● Exercise inputs:
--- start ---
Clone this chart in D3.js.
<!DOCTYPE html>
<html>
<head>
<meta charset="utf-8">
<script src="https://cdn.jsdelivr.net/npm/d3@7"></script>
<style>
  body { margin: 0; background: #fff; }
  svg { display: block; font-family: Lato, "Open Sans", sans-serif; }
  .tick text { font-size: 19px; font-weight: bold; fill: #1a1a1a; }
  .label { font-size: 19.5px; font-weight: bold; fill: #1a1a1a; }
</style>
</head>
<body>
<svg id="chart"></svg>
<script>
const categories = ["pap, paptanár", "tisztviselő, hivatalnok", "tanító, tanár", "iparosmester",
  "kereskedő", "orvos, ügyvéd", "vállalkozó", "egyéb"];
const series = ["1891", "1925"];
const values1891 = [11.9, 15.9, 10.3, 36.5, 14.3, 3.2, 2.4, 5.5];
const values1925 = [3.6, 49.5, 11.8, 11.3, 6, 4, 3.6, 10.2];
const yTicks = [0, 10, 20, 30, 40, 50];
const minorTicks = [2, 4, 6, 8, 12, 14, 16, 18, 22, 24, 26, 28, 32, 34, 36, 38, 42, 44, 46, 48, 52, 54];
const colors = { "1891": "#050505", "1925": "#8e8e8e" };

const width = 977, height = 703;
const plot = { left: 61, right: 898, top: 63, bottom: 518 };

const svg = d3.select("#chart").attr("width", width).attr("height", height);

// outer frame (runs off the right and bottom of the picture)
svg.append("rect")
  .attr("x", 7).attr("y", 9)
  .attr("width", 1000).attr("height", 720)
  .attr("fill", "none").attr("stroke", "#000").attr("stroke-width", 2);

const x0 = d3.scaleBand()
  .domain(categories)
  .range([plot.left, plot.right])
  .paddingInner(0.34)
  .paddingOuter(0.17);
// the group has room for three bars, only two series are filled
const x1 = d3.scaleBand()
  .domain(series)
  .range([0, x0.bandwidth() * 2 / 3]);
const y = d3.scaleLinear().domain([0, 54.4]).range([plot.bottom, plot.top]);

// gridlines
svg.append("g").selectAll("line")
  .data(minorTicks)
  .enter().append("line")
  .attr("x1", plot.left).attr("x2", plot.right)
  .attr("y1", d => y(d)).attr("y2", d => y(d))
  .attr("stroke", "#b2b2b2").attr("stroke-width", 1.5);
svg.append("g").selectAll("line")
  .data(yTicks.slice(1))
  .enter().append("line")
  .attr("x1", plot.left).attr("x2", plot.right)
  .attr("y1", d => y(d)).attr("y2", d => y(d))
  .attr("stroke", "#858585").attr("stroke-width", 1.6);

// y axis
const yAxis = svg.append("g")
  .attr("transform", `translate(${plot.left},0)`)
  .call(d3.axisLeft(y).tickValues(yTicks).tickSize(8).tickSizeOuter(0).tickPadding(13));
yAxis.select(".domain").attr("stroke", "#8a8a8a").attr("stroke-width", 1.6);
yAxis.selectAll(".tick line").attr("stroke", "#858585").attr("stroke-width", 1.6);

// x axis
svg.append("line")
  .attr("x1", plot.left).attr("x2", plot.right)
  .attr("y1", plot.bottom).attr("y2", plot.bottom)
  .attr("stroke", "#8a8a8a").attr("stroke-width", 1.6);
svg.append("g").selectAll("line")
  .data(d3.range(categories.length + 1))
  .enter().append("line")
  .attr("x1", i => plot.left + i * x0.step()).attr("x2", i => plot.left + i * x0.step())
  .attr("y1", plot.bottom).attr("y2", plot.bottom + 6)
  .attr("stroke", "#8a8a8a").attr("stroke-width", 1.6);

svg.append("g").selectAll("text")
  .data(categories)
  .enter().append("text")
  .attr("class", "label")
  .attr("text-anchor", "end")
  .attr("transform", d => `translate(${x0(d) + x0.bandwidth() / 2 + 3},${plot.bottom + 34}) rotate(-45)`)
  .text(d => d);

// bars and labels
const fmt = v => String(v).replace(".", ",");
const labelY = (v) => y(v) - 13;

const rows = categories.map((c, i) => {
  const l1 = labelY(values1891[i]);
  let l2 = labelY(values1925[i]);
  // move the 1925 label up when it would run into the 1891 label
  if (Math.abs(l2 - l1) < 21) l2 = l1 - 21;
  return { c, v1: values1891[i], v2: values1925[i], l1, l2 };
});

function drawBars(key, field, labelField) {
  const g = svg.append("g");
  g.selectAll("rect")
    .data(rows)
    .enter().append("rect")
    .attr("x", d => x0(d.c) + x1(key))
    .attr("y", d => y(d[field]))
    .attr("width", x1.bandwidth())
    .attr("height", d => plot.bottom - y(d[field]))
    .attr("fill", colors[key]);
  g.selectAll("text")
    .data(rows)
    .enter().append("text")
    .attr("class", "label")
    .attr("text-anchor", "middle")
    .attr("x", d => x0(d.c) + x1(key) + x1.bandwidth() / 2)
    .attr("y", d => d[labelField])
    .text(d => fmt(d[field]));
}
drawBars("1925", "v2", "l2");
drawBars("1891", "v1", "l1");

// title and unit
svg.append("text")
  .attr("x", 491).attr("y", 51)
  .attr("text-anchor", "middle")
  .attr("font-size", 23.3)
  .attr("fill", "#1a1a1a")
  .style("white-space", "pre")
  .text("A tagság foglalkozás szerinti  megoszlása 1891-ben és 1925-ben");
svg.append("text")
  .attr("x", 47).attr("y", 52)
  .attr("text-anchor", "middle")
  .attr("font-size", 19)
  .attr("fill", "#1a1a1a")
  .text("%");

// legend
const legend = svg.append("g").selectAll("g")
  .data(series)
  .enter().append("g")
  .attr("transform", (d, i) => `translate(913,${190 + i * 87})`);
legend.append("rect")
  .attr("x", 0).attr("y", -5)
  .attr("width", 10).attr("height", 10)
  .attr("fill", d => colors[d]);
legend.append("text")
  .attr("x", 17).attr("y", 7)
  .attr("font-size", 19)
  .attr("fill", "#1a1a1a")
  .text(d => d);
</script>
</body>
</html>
--- end ---
--- start ---
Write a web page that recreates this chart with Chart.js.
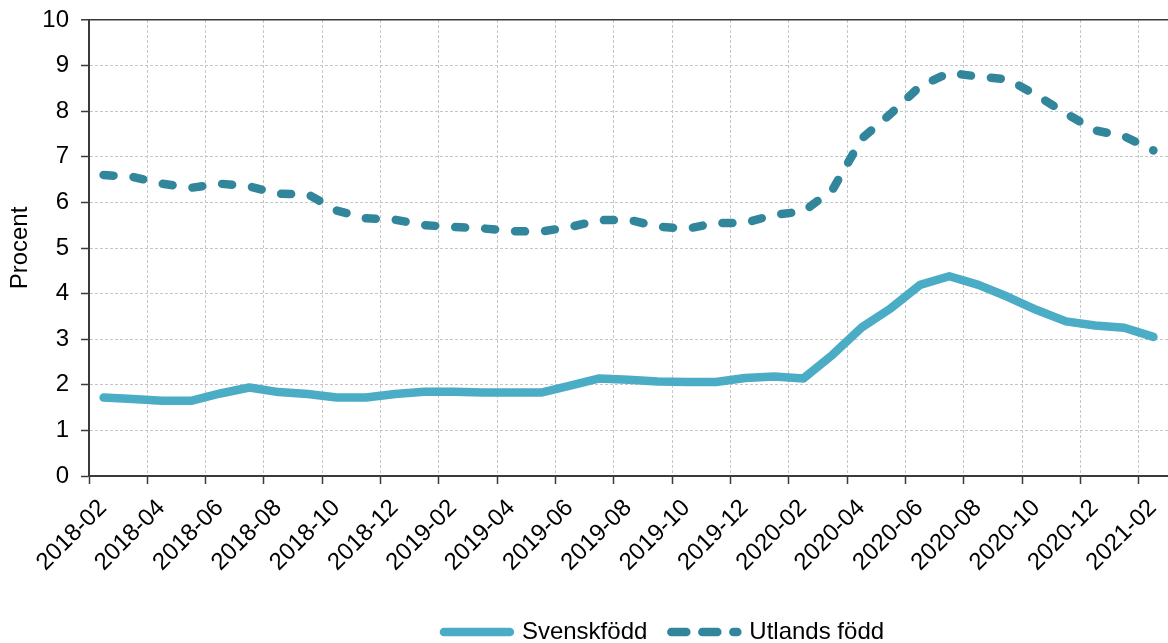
--- end ---
--- start ---
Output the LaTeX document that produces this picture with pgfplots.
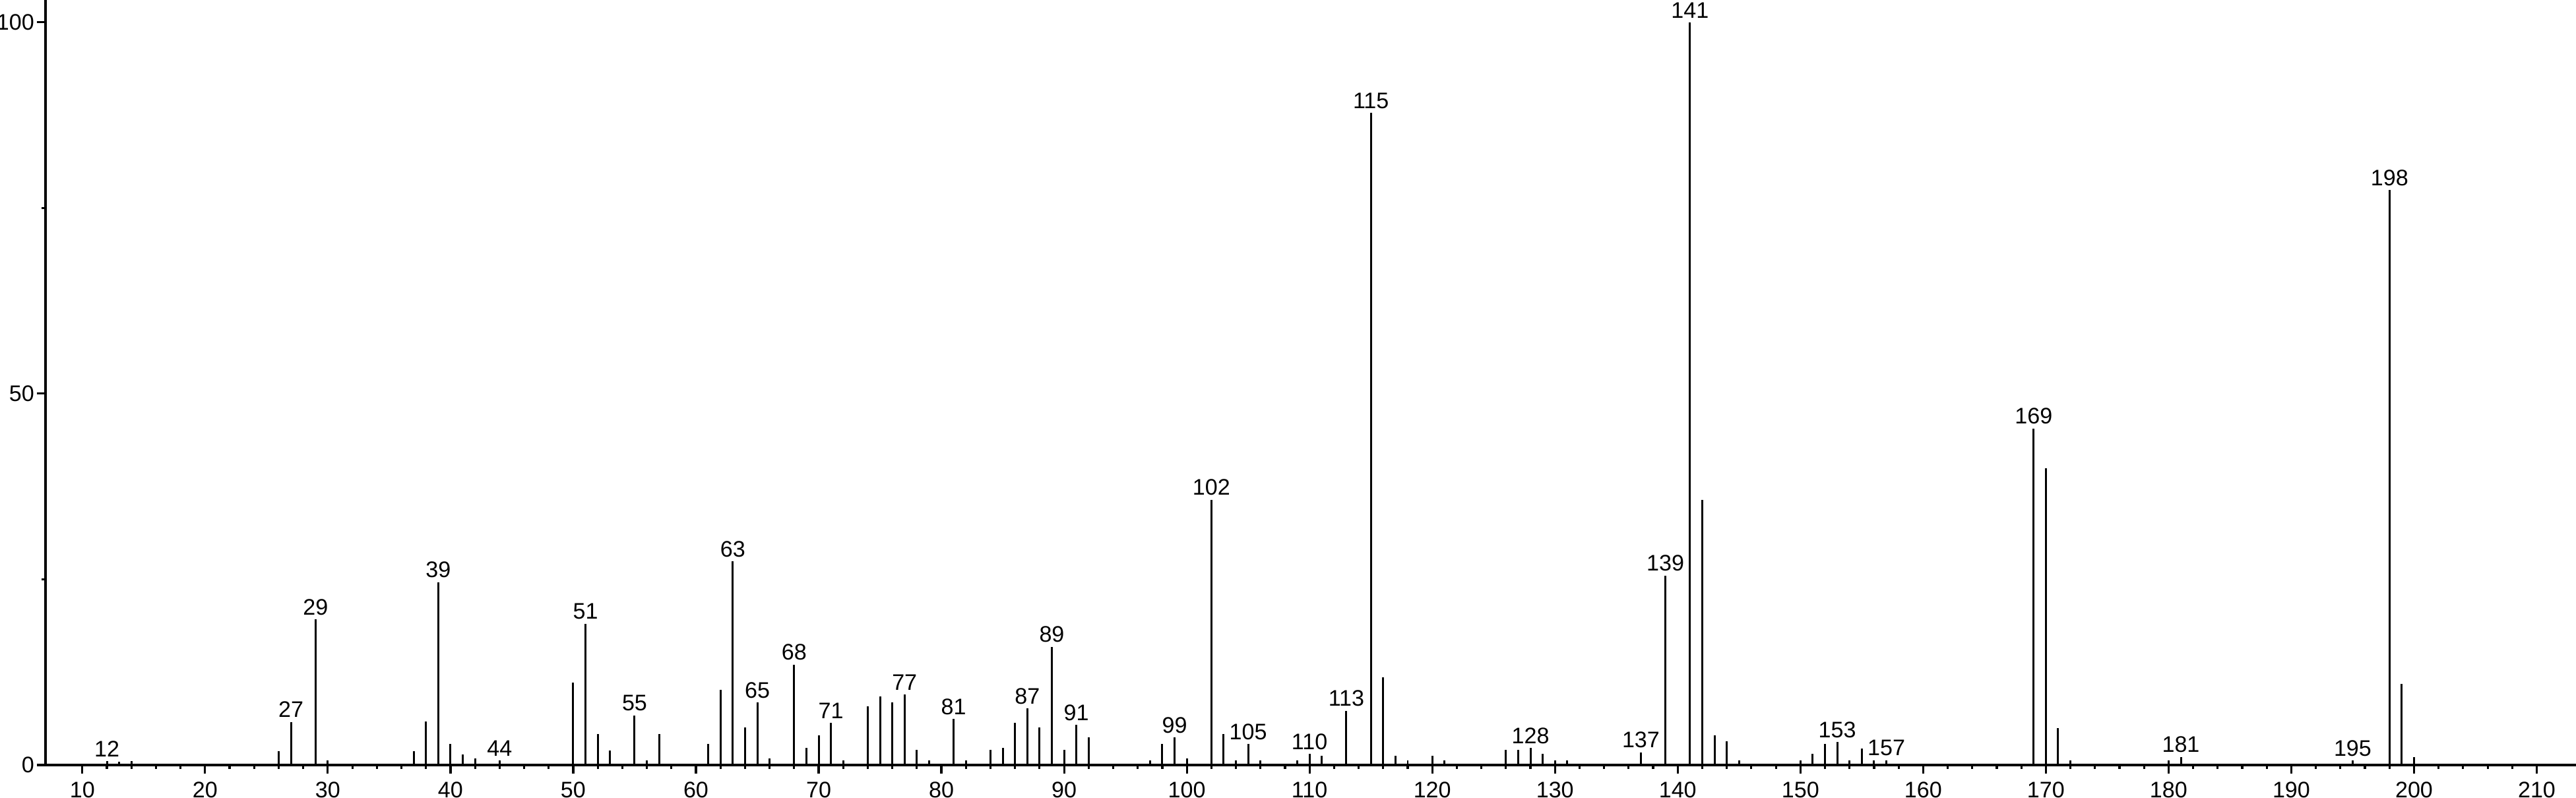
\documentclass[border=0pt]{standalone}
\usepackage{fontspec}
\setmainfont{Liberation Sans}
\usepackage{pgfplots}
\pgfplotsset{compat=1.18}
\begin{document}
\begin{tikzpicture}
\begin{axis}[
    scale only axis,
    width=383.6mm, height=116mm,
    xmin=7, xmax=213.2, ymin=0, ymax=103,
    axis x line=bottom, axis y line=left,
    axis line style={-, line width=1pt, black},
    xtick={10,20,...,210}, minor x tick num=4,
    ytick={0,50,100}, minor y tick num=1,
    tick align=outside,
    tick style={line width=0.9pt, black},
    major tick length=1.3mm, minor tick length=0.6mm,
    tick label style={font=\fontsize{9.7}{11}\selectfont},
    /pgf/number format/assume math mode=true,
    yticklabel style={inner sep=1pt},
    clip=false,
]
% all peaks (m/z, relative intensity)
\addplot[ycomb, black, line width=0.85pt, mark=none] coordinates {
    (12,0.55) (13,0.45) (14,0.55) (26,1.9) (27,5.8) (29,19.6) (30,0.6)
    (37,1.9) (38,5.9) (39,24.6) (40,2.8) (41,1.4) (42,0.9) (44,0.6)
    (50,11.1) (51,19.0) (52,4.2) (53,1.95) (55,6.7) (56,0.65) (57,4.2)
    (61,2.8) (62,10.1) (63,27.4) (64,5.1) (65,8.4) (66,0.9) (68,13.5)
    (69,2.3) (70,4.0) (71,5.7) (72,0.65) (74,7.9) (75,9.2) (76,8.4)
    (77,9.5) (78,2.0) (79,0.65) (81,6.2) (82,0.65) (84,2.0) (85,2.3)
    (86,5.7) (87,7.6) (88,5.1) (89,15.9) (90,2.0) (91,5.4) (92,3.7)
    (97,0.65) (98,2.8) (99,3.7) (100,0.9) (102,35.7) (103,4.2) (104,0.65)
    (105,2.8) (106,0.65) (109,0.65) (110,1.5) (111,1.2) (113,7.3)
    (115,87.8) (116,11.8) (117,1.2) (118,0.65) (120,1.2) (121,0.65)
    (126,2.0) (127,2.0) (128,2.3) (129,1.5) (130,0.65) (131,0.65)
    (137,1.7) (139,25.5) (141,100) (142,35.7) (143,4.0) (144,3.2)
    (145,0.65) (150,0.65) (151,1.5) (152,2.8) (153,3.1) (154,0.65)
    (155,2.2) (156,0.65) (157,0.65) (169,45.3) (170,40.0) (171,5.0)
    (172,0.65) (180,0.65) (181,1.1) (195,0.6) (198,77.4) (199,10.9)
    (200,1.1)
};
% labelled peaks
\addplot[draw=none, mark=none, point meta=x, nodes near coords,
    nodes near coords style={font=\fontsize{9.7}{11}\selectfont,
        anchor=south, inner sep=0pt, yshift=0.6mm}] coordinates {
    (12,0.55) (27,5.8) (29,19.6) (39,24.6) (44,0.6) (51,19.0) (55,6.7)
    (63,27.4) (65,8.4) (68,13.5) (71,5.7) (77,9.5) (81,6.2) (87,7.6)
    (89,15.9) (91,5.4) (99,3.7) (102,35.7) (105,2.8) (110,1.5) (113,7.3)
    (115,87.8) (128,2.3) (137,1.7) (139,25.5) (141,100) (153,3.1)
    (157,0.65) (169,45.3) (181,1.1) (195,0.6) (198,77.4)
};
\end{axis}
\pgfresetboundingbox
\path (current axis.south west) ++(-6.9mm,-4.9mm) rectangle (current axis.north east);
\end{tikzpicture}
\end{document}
--- end ---
● Objective:
Locate the word "that" in the entries, and copy every line where it is found.

● Final result:
Write a web page that recreates this chart with Chart.js.
Output the LaTeX document that produces this picture with pgfplots.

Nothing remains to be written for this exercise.